» **REQUEST**:
Print only the lines from the top of the data through the line with "b_yticks = [0, 10, 20, 30, 40, 50, 60, 70]", both included, skipping every picture.
** start of SUPPLIED MATERIAL **
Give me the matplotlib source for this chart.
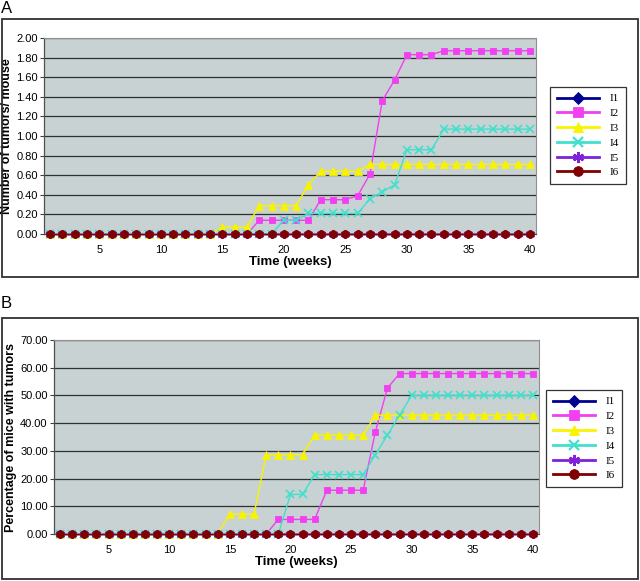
import matplotlib
matplotlib.use("Agg")
import matplotlib.pyplot as plt
from matplotlib.patches import Rectangle
from matplotlib.lines import Line2D

weeks = list(range(1, 41))
series_names = ["I1", "I2", "I3", "I4", "I5", "I6"]

# Panel A: number of tumors / mouse
a_I1 = [0.0] * 40
a_I2 = [0, 0, 0, 0, 0, 0, 0, 0, 0, 0, 0, 0, 0, 0, 0, 0, 0,
        0.14, 0.14, 0.14, 0.14, 0.14, 0.35, 0.35, 0.35, 0.39, 0.61, 1.36, 1.57,
        1.83, 1.83, 1.83, 1.87, 1.87, 1.87, 1.87, 1.87, 1.87, 1.87, 1.87]
a_I3 = [0, 0, 0, 0, 0, 0, 0, 0, 0, 0, 0, 0, 0, 0,
        0.07, 0.07, 0.07, 0.29, 0.29, 0.29, 0.29, 0.50, 0.64, 0.64, 0.64, 0.64,
        0.71, 0.71, 0.71, 0.71, 0.71, 0.71, 0.71, 0.71, 0.71, 0.71, 0.71, 0.71, 0.71, 0.71]
a_I4 = [0, 0, 0, 0, 0, 0, 0, 0, 0, 0, 0, 0, 0, 0, 0, 0, 0, 0, 0,
        0.14, 0.14, 0.21, 0.21, 0.21, 0.21, 0.21, 0.36, 0.43, 0.50,
        0.86, 0.86, 0.86, 1.07, 1.07, 1.07, 1.07, 1.07, 1.07, 1.07, 1.07]
a_I5 = [0.0] * 40
a_I6 = [0.0] * 40

# Panel B: percentage of mice with tumors
b_I1 = [0.0] * 40
b_I2 = [0, 0, 0, 0, 0, 0, 0, 0, 0, 0, 0, 0, 0, 0, 0, 0, 0, 0,
        5.26, 5.26, 5.26, 5.26, 15.79, 15.79, 15.79, 15.79, 36.84, 52.63,
        57.89, 57.89, 57.89, 57.89, 57.89, 57.89, 57.89, 57.89, 57.89, 57.89, 57.89, 57.89]
b_I3 = [0, 0, 0, 0, 0, 0, 0, 0, 0, 0, 0, 0, 0, 0,
        7.14, 7.14, 7.14, 28.57, 28.57, 28.57, 28.57, 35.71, 35.71, 35.71, 35.71, 35.71,
        42.86, 42.86, 42.86, 42.86, 42.86, 42.86, 42.86, 42.86, 42.86, 42.86, 42.86, 42.86, 42.86, 42.86]
b_I4 = [0, 0, 0, 0, 0, 0, 0, 0, 0, 0, 0, 0, 0, 0, 0, 0, 0, 0, 0,
        14.29, 14.29, 21.43, 21.43, 21.43, 21.43, 21.43, 28.57, 35.71, 42.86,
        50.0, 50.0, 50.0, 50.0, 50.0, 50.0, 50.0, 50.0, 50.0, 50.0, 50.0]
b_I5 = [0.0] * 40
b_I6 = [0.0] * 40

xticks = [5, 10, 15, 20, 25, 30, 35, 40]
a_yticks = [0.0, 0.2, 0.4, 0.6, 0.8, 1.0, 1.2, 1.4, 1.6, 1.8, 2.0]
b_yticks = [0, 10, 20, 30, 40, 50, 60, 70]

colors = ["#000090", "#f040f0", "#f8f400", "#40e0cc", "#8020d8", "#800000"]
markers = ["D", "s", "^", "x", (6, 2, 0), "o"]
msizes = [4.5, 5, 6, 5.5, 6.5, 5.5]

W, H = 640, 581
fig = plt.figure(figsize=(W / 100, H / 100), dpi=100)
plt.rcParams["font.family"] = ["Liberation Sans", "DejaVu Sans"]

def fx(px):
    return px / W

def fy(py):
    return 1 - py / H

# panel boxes
for (y0, y1) in [(19, 277), (318, 579)]:
    fig.patches.append(Rectangle((fx(2), fy(y1)), fx(638) - fx(2), fy(y0) - fy(y1),
                                 transform=fig.transFigure, fill=False,
                                 edgecolor="#303030", linewidth=1.3))

fig.text(fx(1), fy(1), "A", ha="left", va="top", fontsize=12)
fig.text(fx(1), fy(296), "B", ha="left", va="top", fontsize=12)


def make_panel(rect, data, yticks, ylim, ylabel, leg_anchor):
    l, t, r, b = rect
    ax = fig.add_axes([fx(l), fy(b), fx(r) - fx(l), fy(t) - fy(b)])
    ax.set_facecolor("#c8d2d2")
    for i, (vals, name) in enumerate(zip(data, series_names)):
        mk = markers[i]
        ax.plot(weeks, vals, color=colors[i], linewidth=1.0, marker=mk,
                markersize=msizes[i], markeredgewidth=1.2 if mk in ("x",) or isinstance(mk, tuple) else 0.6,
                markeredgecolor=colors[i], markerfacecolor=colors[i],
                label=name, zorder=3 + i, clip_on=False)
    ax.set_xlim(0.5, 40.5)
    ax.set_ylim(*ylim)
    ax.set_xticks(xticks)
    ax.set_xticklabels([str(v) for v in xticks])
    ax.set_yticks(yticks)
    ax.set_yticklabels(["%.2f" % v for v in yticks])
    ax.yaxis.grid(True, color="#303030", linewidth=0.9)
    ax.set_axisbelow(True)
    ax.tick_params(axis="both", labelsize=8, colors="black")
    ax.tick_params(axis="y", length=3, width=0.8, color="#404040", pad=1.5)
    ax.tick_params(axis="x", length=0, pad=8)
    for s in ["left", "bottom"]:
        ax.spines[s].set_color("#505050")
        ax.spines[s].set_linewidth(0.9)
    for s in ["top", "right"]:
        ax.spines[s].set_color("#909090")
        ax.spines[s].set_linewidth(0.8)
    ax.set_xlabel("Time (weeks)", fontsize=9.5, fontweight="bold", labelpad=1)
    ax.set_ylabel(ylabel, fontsize=9, fontweight="bold", labelpad=2)
    handles = [Line2D([], [], color=colors[i], linewidth=2.0, marker=markers[i],
                      markersize=msizes[i] + 1.5, markeredgewidth=1.6 if i in (3, 4) else 0.6,
                      markerfacecolor=colors[i], markeredgecolor=colors[i])
               for i in range(6)]
    leg = fig.legend(handles, series_names, loc="upper left",
                     bbox_to_anchor=(fx(leg_anchor[0]), fy(leg_anchor[1])),
                     bbox_transform=fig.transFigure,
                     prop={"family": ["Liberation Serif"], "size": 8},
                     frameon=True, fancybox=False, edgecolor="black",
                     handlelength=3.8, handletextpad=1.0, labelspacing=0.45,
                     borderpad=0.6, borderaxespad=0)
    leg.get_frame().set_linewidth(0.9)
    return ax

make_panel((44, 38, 536, 234), [a_I1, a_I2, a_I3, a_I4, a_I5, a_I6],
           a_yticks, (0, 2.0), "Number of tumors/ mouse", (550, 87))
make_panel((54, 340, 539, 534), [b_I1, b_I2, b_I3, b_I4, b_I5, b_I6],
           b_yticks, (0, 70), "Percentage of mice with tumors", (546, 390))

fig.savefig("out.png", dpi=100)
** end of SUPPLIED MATERIAL **
» **EXERCISE RESPONSE**:
Give me the matplotlib source for this chart.
import matplotlib
matplotlib.use("Agg")
import matplotlib.pyplot as plt
from matplotlib.patches import Rectangle
from matplotlib.lines import Line2D

weeks = list(range(1, 41))
series_names = ["I1", "I2", "I3", "I4", "I5", "I6"]

# Panel A: number of tumors / mouse
a_I1 = [0.0] * 40
a_I2 = [0, 0, 0, 0, 0, 0, 0, 0, 0, 0, 0, 0, 0, 0, 0, 0, 0,
        0.14, 0.14, 0.14, 0.14, 0.14, 0.35, 0.35, 0.35, 0.39, 0.61, 1.36, 1.57,
        1.83, 1.83, 1.83, 1.87, 1.87, 1.87, 1.87, 1.87, 1.87, 1.87, 1.87]
a_I3 = [0, 0, 0, 0, 0, 0, 0, 0, 0, 0, 0, 0, 0, 0,
        0.07, 0.07, 0.07, 0.29, 0.29, 0.29, 0.29, 0.50, 0.64, 0.64, 0.64, 0.64,
        0.71, 0.71, 0.71, 0.71, 0.71, 0.71, 0.71, 0.71, 0.71, 0.71, 0.71, 0.71, 0.71, 0.71]
a_I4 = [0, 0, 0, 0, 0, 0, 0, 0, 0, 0, 0, 0, 0, 0, 0, 0, 0, 0, 0,
        0.14, 0.14, 0.21, 0.21, 0.21, 0.21, 0.21, 0.36, 0.43, 0.50,
        0.86, 0.86, 0.86, 1.07, 1.07, 1.07, 1.07, 1.07, 1.07, 1.07, 1.07]
a_I5 = [0.0] * 40
a_I6 = [0.0] * 40

# Panel B: percentage of mice with tumors
b_I1 = [0.0] * 40
b_I2 = [0, 0, 0, 0, 0, 0, 0, 0, 0, 0, 0, 0, 0, 0, 0, 0, 0, 0,
        5.26, 5.26, 5.26, 5.26, 15.79, 15.79, 15.79, 15.79, 36.84, 52.63,
        57.89, 57.89, 57.89, 57.89, 57.89, 57.89, 57.89, 57.89, 57.89, 57.89, 57.89, 57.89]
b_I3 = [0, 0, 0, 0, 0, 0, 0, 0, 0, 0, 0, 0, 0, 0,
        7.14, 7.14, 7.14, 28.57, 28.57, 28.57, 28.57, 35.71, 35.71, 35.71, 35.71, 35.71,
        42.86, 42.86, 42.86, 42.86, 42.86, 42.86, 42.86, 42.86, 42.86, 42.86, 42.86, 42.86, 42.86, 42.86]
b_I4 = [0, 0, 0, 0, 0, 0, 0, 0, 0, 0, 0, 0, 0, 0, 0, 0, 0, 0, 0,
        14.29, 14.29, 21.43, 21.43, 21.43, 21.43, 21.43, 28.57, 35.71, 42.86,
        50.0, 50.0, 50.0, 50.0, 50.0, 50.0, 50.0, 50.0, 50.0, 50.0, 50.0]
b_I5 = [0.0] * 40
b_I6 = [0.0] * 40

xticks = [5, 10, 15, 20, 25, 30, 35, 40]
a_yticks = [0.0, 0.2, 0.4, 0.6, 0.8, 1.0, 1.2, 1.4, 1.6, 1.8, 2.0]
b_yticks = [0, 10, 20, 30, 40, 50, 60, 70]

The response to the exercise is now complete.